Set down the data below from its first line to the line holding "fontsize=18, color=col)", inclusive; omit all pictures.

━━ DATA SECTION ━━

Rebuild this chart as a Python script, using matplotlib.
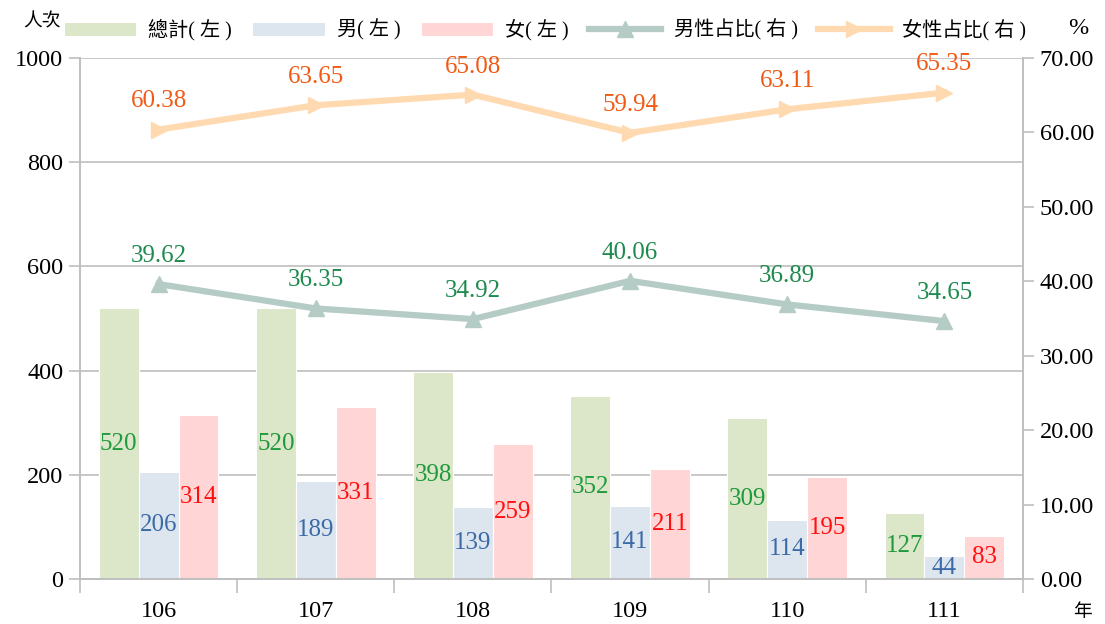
import numpy as np
import matplotlib.pyplot as plt

plt.rcParams['font.family'] = ['Liberation Serif', 'Noto Sans CJK TC']

# data
years = ['106', '107', '108', '109', '110', '111']
total = [520, 520, 398, 352, 309, 127]
male = [206, 189, 139, 141, 114, 44]
female = [314, 331, 259, 211, 195, 83]
male_pct = [39.62, 36.35, 34.92, 40.06, 36.89, 34.65]
female_pct = [60.38, 63.65, 65.08, 59.94, 63.11, 65.35]

c_total, c_male, c_female = '#dce6c8', '#dde5ef', '#ffd5d5'
grid_c = '#bfbfbf'
fs = 17.5

fig = plt.figure(figsize=(11.05, 6.24), dpi=100)
ax = fig.add_axes([80 / 1105, 45 / 624, 943 / 1105, 521 / 624])
ax2 = ax.twinx()

x = np.arange(len(years))
w = 0.254
b1 = ax.bar(x - w, total, w, color=c_total, edgecolor='white', linewidth=0.8, label='總計( 左 )')
b2 = ax.bar(x, male, w, color=c_male, edgecolor='white', linewidth=0.8, label='男( 左 )')
b3 = ax.bar(x + w, female, w, color=c_female, edgecolor='white', linewidth=0.8, label='女( 左 )')

for bars, vals, col in [(b1, total, '#1f9a3c'), (b2, male, '#3b6aa8'), (b3, female, '#ff1010')]:
    for r, v in zip(bars, vals):
        ax.text(r.get_x() + r.get_width() / 2, v / 2, str(v), ha='center', va='center',
                fontsize=18, color=col)

ax.set_xlim(-0.5, len(years) - 0.5)
ax.set_ylim(0, 1000)
ax.set_yticks(range(0, 1001, 200))
ax.grid(axis='y', color=grid_c, linewidth=1.2)
ax.set_axisbelow(True)
ax.set_xticks(x)
ax.set_xticklabels(years)
ax.set_xticks(np.arange(-0.5, len(years), 1), minor=True)
ax.tick_params(axis='x', which='major', length=0, pad=16, labelsize=fs)
ax.tick_params(axis='x', which='minor', length=10, color=grid_c, width=1.2)
ax.tick_params(axis='y', length=8, color=grid_c, width=1.2, labelsize=fs, pad=4)

ln1, = ax2.plot(x, male_pct, color='#b5cbc6', linewidth=4.5, marker='^', markersize=11,
                label='男性占比( 右 )')
ln2, = ax2.plot(x, female_pct, color='#ffd9b0', linewidth=4.5, marker='>', markersize=11,
                label='女性占比( 右 )')
for xi, v in zip(x, male_pct):
    ax2.text(xi, v + 2.3, f'{v:.2f}', ha='center', va='bottom', fontsize=18, color='#1e8a4e')
for xi, v in zip(x, female_pct):
    ax2.text(xi, v + 2.3, f'{v:.2f}', ha='center', va='bottom', fontsize=18, color='#f05a14')
ax2.set_ylim(0, 70)
ax2.set_yticks(range(0, 71, 10))
ax2.set_yticklabels([f'{t:.2f}' for t in range(0, 71, 10)])
ax2.tick_params(axis='y', length=8, color=grid_c, width=1.2, labelsize=fs, pad=4)

for a in (ax, ax2):
    for s in a.spines.values():
        s.set_color(grid_c)
        s.set_linewidth(1.2)
    a.spines['top'].set_visible(False)

fig.text(42 / 1105, 1 - 22 / 624, '人次', ha='center', va='center', fontsize=13.5)
fig.text(1078 / 1105, 1 - 28 / 624, '%', ha='center', va='center', fontsize=fs)
fig.text(1082 / 1105, 1 - 612 / 624, '年', ha='center', va='center', fontsize=13.5)

fig.legend(handles=[b1, b2, b3, ln1, ln2], loc='center', bbox_to_anchor=(545 / 1105, 1 - 30 / 624),
           ncol=5, frameon=False, fontsize=14.5, handlelength=3.6, handletextpad=0.6,
           columnspacing=1.0)

fig.savefig('out.png', dpi=100)
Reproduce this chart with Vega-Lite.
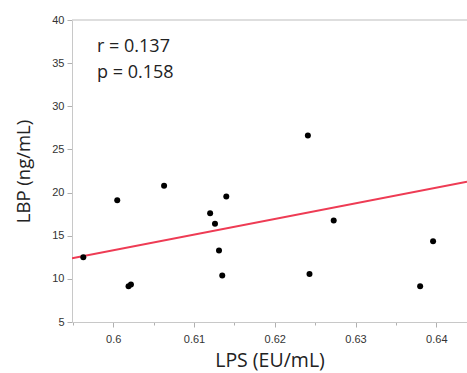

━━━

■ **FULL RESPONSE**
Rebuild this chart as a Python script, using matplotlib.
import numpy as np
import matplotlib.pyplot as plt

plt.rcParams['font.family'] = ['Liberation Serif', 'Noto Sans CJK TC']

# data
years = ['106', '107', '108', '109', '110', '111']
total = [520, 520, 398, 352, 309, 127]
male = [206, 189, 139, 141, 114, 44]
female = [314, 331, 259, 211, 195, 83]
male_pct = [39.62, 36.35, 34.92, 40.06, 36.89, 34.65]
female_pct = [60.38, 63.65, 65.08, 59.94, 63.11, 65.35]

c_total, c_male, c_female = '#dce6c8', '#dde5ef', '#ffd5d5'
grid_c = '#bfbfbf'
fs = 17.5

fig = plt.figure(figsize=(11.05, 6.24), dpi=100)
ax = fig.add_axes([80 / 1105, 45 / 624, 943 / 1105, 521 / 624])
ax2 = ax.twinx()

x = np.arange(len(years))
w = 0.254
b1 = ax.bar(x - w, total, w, color=c_total, edgecolor='white', linewidth=0.8, label='總計( 左 )')
b2 = ax.bar(x, male, w, color=c_male, edgecolor='white', linewidth=0.8, label='男( 左 )')
b3 = ax.bar(x + w, female, w, color=c_female, edgecolor='white', linewidth=0.8, label='女( 左 )')

for bars, vals, col in [(b1, total, '#1f9a3c'), (b2, male, '#3b6aa8'), (b3, female, '#ff1010')]:
    for r, v in zip(bars, vals):
        ax.text(r.get_x() + r.get_width() / 2, v / 2, str(v), ha='center', va='center',
                fontsize=18, color=col)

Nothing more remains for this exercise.